But the company, which has sites in Canada, New Zealand and Australia has raised red flags about the on-going lockdowns with “significant lost sales” in the first weeks of the 2022 financial year.
The company has been hit by the loss of 10,447 days in store closures for the year and total sales were down 2 per cent for the period with an estimated $5 million impact on earnings compared with management’s expectations.
Its digital sales channel has been its bright spot with an increase of 53 per cent, but the company said its bricks and mortar stores were fundamental.
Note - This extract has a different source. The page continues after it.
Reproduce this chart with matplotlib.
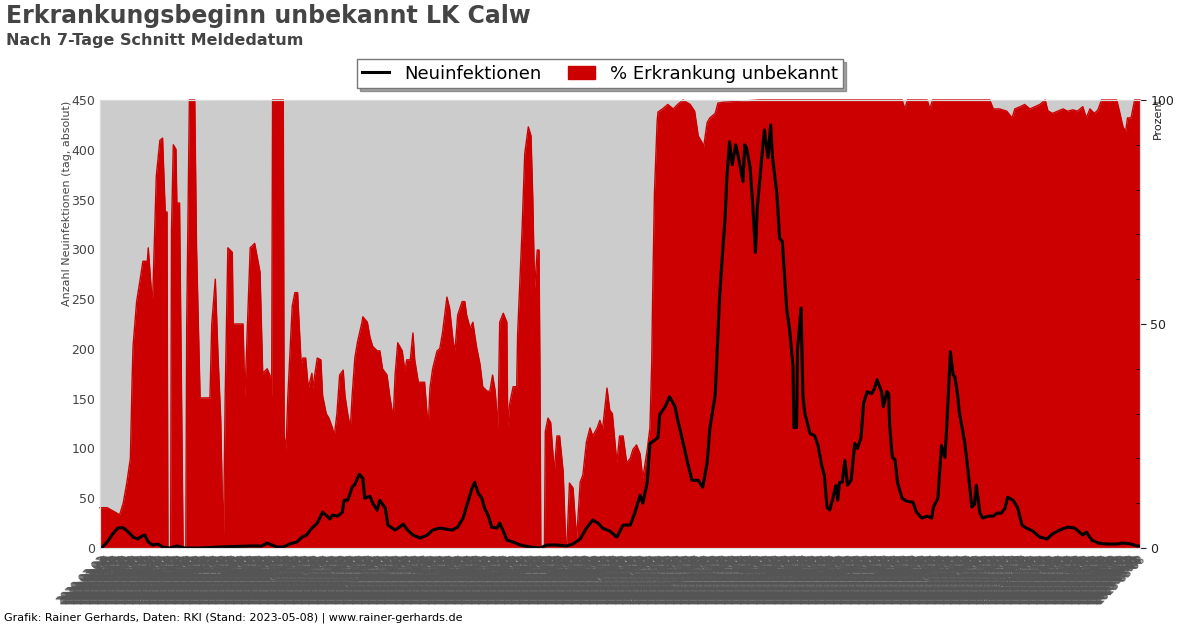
import numpy as np
import pandas as pd
import matplotlib.pyplot as plt

# Tage seit 2020-03-01
start = pd.Timestamp('2020-03-01')
ende = pd.Timestamp('2023-05-08')

rot_tage = [0, 3, 8, 17, 22, 26, 30, 34, 36, 37, 41, 45, 48, 53, 54, 58, 59, 63, 67, 70, 73, 75, 76, 79,
            80, 82, 85, 86, 89, 93, 96, 97, 100, 106, 108, 112, 123, 125, 129, 132, 135, 138, 140, 143,
            148, 149, 160, 162, 168, 173, 179, 182, 187, 190, 192, 193, 205, 206, 208, 210, 215, 218,
            221, 225, 227, 230, 233, 237, 238, 243, 247, 249, 253, 256, 260, 262, 265, 268, 272, 274,
            277, 280, 282, 285, 288, 293, 294, 299, 302, 305, 310, 313, 316, 321, 324, 328, 330, 333,
            338, 341, 343, 347, 350, 352, 356, 363, 367, 369, 372, 377, 380, 383, 388, 391, 395, 397,
            400, 405, 408, 410, 414, 417, 421, 425, 428, 433, 436, 439, 442, 445, 447, 451, 455, 456,
            458, 462, 466, 467, 472, 475, 479, 482, 484, 486, 489, 491, 492, 493, 497, 498, 501, 504,
            508, 511, 514, 518, 521, 522, 525, 529, 533, 537, 540, 544, 548, 551, 556, 559, 562, 567,
            570, 573, 578, 581, 585, 589, 593, 596, 600, 604, 607, 612, 615, 617, 618, 620, 623, 624,
            629, 635, 641, 646, 652, 660, 665, 669, 673, 675, 679, 682, 688, 691, 697, 738, 783, 839,
            897, 900, 903, 925, 928, 931, 995, 999, 1006, 1014, 1020, 1023, 1029, 1034, 1040, 1051,
            1057, 1060, 1065, 1071, 1077, 1082, 1088, 1093, 1099, 1103, 1107, 1112, 1116, 1120, 1137,
            1140, 1144, 1147, 1149, 1153, 1157, 1163]
prozent_unbekannt = [9, 9, 9, 8, 7.4, 10, 14.5, 20, 38, 45, 55, 60, 64, 64, 67, 56, 56, 83, 91, 91.5, 75,
                     75, 0, 0, 71, 90, 89, 77, 77, 0, 0, 50, 100, 100, 67, 33.5, 33.5, 50, 60, 43, 29, 0,
                     33.5, 67, 66, 50, 50, 33.5, 67, 68, 61.6, 39, 40, 38.6, 34, 100, 100, 25, 22, 33.5,
                     54, 57, 57, 41, 42.4, 42.4, 35.7, 39, 35.7, 42.4, 42, 34, 30, 29, 26.8, 25, 30,
                     38.6, 39.7, 34, 30, 26.8, 34, 42.4, 46, 50.4, 51.6, 50.4, 47, 45, 44, 44, 40, 38.6,
                     34, 29, 38.6, 45.8, 44, 39.5, 42, 42, 48, 42, 37, 37, 26.8, 35.7, 40, 44, 44.5, 48,
                     56, 53.5, 46, 44, 52, 55, 55, 52, 49, 50.4, 45, 41, 36, 35, 35, 38.6, 35, 26.8,
                     50.4, 52.4, 50.4, 27, 32, 36, 36, 47.5, 71, 88, 94, 92, 78, 58, 66.5, 66.5, 40, 0,
                     0, 26, 29, 28, 17, 25, 25, 17, 0, 0, 14.5, 13.4, 2, 14.7, 16.3, 23.7, 26.8, 25,
                     26.8, 28.5, 26.5, 35.7, 30.8, 30, 19, 25, 25, 19, 20, 22, 23, 21, 15.6, 22, 26.8,
                     41.5, 56, 79, 95, 97.3, 98, 99, 98, 99, 100, 99, 97.5, 92, 90.6, 89.5, 95, 96, 97,
                     99.3, 99.5, 100, 100, 100, 100, 98, 100, 100, 98, 100, 100, 98, 98, 97.5, 96, 98,
                     98.5, 99, 98, 99, 100, 97.6, 97, 97.5, 98, 97.5, 97.8, 97.5, 98.5, 96, 98, 97, 97.8,
                     100, 100, 97.5, 94, 93, 96, 96, 100, 100]

neu_tage = [2, 8, 15, 20, 25, 28, 34, 37, 42, 47, 50, 54, 59, 65, 70, 78, 86, 95, 112, 134, 168, 181,
            187, 192, 198, 205, 212, 220, 226, 231, 237, 243, 249, 254, 257, 260, 266, 271, 273, 277,
            282, 285, 290, 294, 296, 302, 305, 310, 313, 319, 322, 330, 335, 339, 344, 350, 358, 366,
            372, 380, 394, 400, 406, 411, 416, 419, 423, 427, 430, 434, 438, 444, 447, 451, 455, 462,
            470, 481, 492, 500, 511, 522, 529, 537, 544, 551, 557, 562, 570, 578, 585, 593, 598, 604,
            607, 612, 615, 620, 624, 626, 632, 637, 643, 646, 652, 657, 662, 669, 674, 679, 682, 688,
            690, 693, 696, 699, 701, 704, 707, 711, 715, 719, 721, 723, 727, 730, 733, 735, 740, 743,
            747, 750, 752, 757, 760, 763, 768, 771, 775, 776, 779, 780, 784, 786, 788, 794, 799, 803,
            807, 810, 813, 816, 819, 823, 825, 827, 830, 833, 836, 840, 844, 847, 851, 854, 858, 863,
            866, 869, 874, 876, 880, 882, 883, 886, 889, 892, 897, 902, 909, 913, 919, 925, 930, 932,
            937, 941, 945, 948, 951, 954, 956, 959, 961, 967, 970, 975, 978, 980, 984, 987, 993, 999,
            1003, 1008, 1012, 1015, 1021, 1026, 1031, 1036, 1043, 1051, 1059, 1065, 1073, 1082, 1090,
            1099, 1103, 1109, 1116, 1126, 1137, 1144, 1153, 1160, 1163]
neuinfektionen = [0, 6, 15, 20, 20.6, 19, 14, 11, 9, 12, 13, 6, 3, 4, 1, 0, 2, 0, 0, 1, 2, 2, 5, 3, 1, 1,
                  4, 6, 11, 13, 20, 25, 36, 32, 29, 33, 32, 36, 48, 48, 61, 64, 74, 70, 50, 52, 45, 38,
                  48, 40, 23, 18, 21, 24, 18, 13, 10, 13, 18, 20, 18, 21, 30, 45, 60, 66, 55, 50, 40,
                  33, 21, 20, 25, 17, 8, 6, 3, 1, 0, 3, 3, 2, 4, 9, 20, 28, 25, 20, 17, 11, 23, 23, 35,
                  53, 45, 66, 105, 108, 111, 134, 142, 152, 142, 129, 106, 86, 68, 68, 61, 86, 120, 154,
                  194, 254, 294, 331, 372, 408, 385, 405, 388, 368, 405, 402, 382, 344, 297, 341, 392,
                  420, 392, 425, 393, 355, 311, 308, 239, 221, 182, 121, 121, 199, 241, 154, 136, 115,
                  113, 103, 83, 73, 41, 38, 48, 63, 48, 66, 66, 88, 63, 68, 105, 100, 111, 146, 157,
                  155, 160, 169, 157, 142, 157, 155, 124, 91, 89, 65, 50, 47, 46, 36, 30, 32, 30, 41,
                  50, 103, 91, 142, 197, 174, 172, 154, 136, 106, 83, 41, 44, 63, 35, 30, 32, 32, 35,
                  35, 40, 51, 48, 41, 23, 20, 17, 11, 9, 14, 18, 21, 20, 13, 16, 8, 5, 4, 4, 5, 4, 2, 2]

rot_datum = start + pd.to_timedelta(rot_tage, unit='D')
neu_datum = start + pd.to_timedelta(neu_tage, unit='D')
alle_tage = pd.date_range(start, ende, freq='D')

fig = plt.figure(figsize=(12, 6.28), dpi=100)
ax = fig.add_axes([0.0833, 0.1274, 0.8667, 0.7134])
ax2 = ax.twinx()

# rot hinten, schwarz vorne
ax.set_zorder(2)
ax.patch.set_visible(False)
ax2.set_zorder(1)
ax2.patch.set_visible(True)
ax2.set_facecolor('#cccccc')

ax2.fill_between(rot_datum, 0, prozent_unbekannt, color='#cc0000', lw=0)
ax2.plot(rot_datum, prozent_unbekannt, color='#cc0000', lw=1, clip_on=False)
ax2.set_ylim(0, 100)
ax2.set_yticks([0, 50, 100])
ax2.set_yticks(np.arange(0, 101, 10), minor=True)
ax2.tick_params(axis='y', which='major', length=4, labelsize=9, colors='#222222')
ax2.tick_params(axis='y', which='minor', direction='in', length=3)
ax2.set_ylabel('Prozent', fontsize=8, color='#222222')
ax2.yaxis.set_label_coords(1.012, 0.96)

ax.plot(neu_datum, neuinfektionen, color='black', lw=2.2, label='Neuinfektionen')
ax.fill_between([], [], color='#cc0000', label='% Erkrankung unbekannt')
ax.set_ylim(0, 450)
ax.set_yticks(np.arange(0, 451, 50))
ax.tick_params(axis='y', length=0, labelsize=9, colors='#444444')
ax.set_ylabel('Anzahl Neuinfektionen (tag, absolut)', fontsize=8, color='#444444')
ax.yaxis.set_label_coords(-0.027, 0.77)

ax.set_xlim(start, ende)
ax.set_xticks(alle_tage)
ax.set_xticklabels([d.strftime('%Y-%m-%d') for d in alle_tage], rotation=45, ha='right',
                   rotation_mode='anchor', fontsize=8, color='#555555')
ax.tick_params(axis='x', length=0, pad=4)

for a in (ax, ax2):
    for s in a.spines.values():
        s.set_color('#dddddd')

handles, labels = ax.get_legend_handles_labels()
leg = fig.legend(handles, labels, loc='upper center', bbox_to_anchor=(0.5, 0.92), ncol=2,
                 fontsize=13, frameon=True, shadow=True, fancybox=False, edgecolor='#777777',
                 borderpad=0.3, columnspacing=1.5, handlelength=1.5)

fig.text(0.005, 0.993, 'Erkrankungsbeginn unbekannt LK Calw', fontsize=17, fontweight='bold',
         color='#444444', va='top')
fig.text(0.005, 0.947, 'Nach 7-Tage Schnitt Meldedatum', fontsize=11.5, fontweight='bold',
         color='#444444', va='top')
fig.text(0.003, 0.012, 'Grafik: Rainer Gerhards, Daten: RKI (Stand: 2023-05-08) | www.rainer-gerhards.de',
         fontsize=8, color='black')

fig.savefig('out.png', dpi=100)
That allowed the company to return a profit of $45 million, a massive lift on its $3 million profit the previous year.
It trialed virtual selling, click and reserve and ship-from-store initiatives throughout the year and will now roll those out across the network. It will also have a click and collect service ready for Christmas.
Chief executive Daniel Bracken said the result was due to strategy execution and team resilience.
“The transformation agenda touches every single part of our business,” he said.
“The results speak for themselves and I couldn’t be happier.
“Throughout the year we have successfully navigated the complexity of the global pandemic with half of our Canadian stores closed for many months and sporadic temporary closures across our global network.
“While it was an incredibly challenging year, the strength of our brand and the determination of our team delivered record results and further validates the transformation is on track.”
The company said it would pay a final unfranked dividend of 3 cents a share.
In Australia, store revenue increased by 17 per cent and same-store sales were up 13 per cent despite 3458 lost store trading days. New Zealand revenue was up 19 per cent and Canada was up 7 per cent.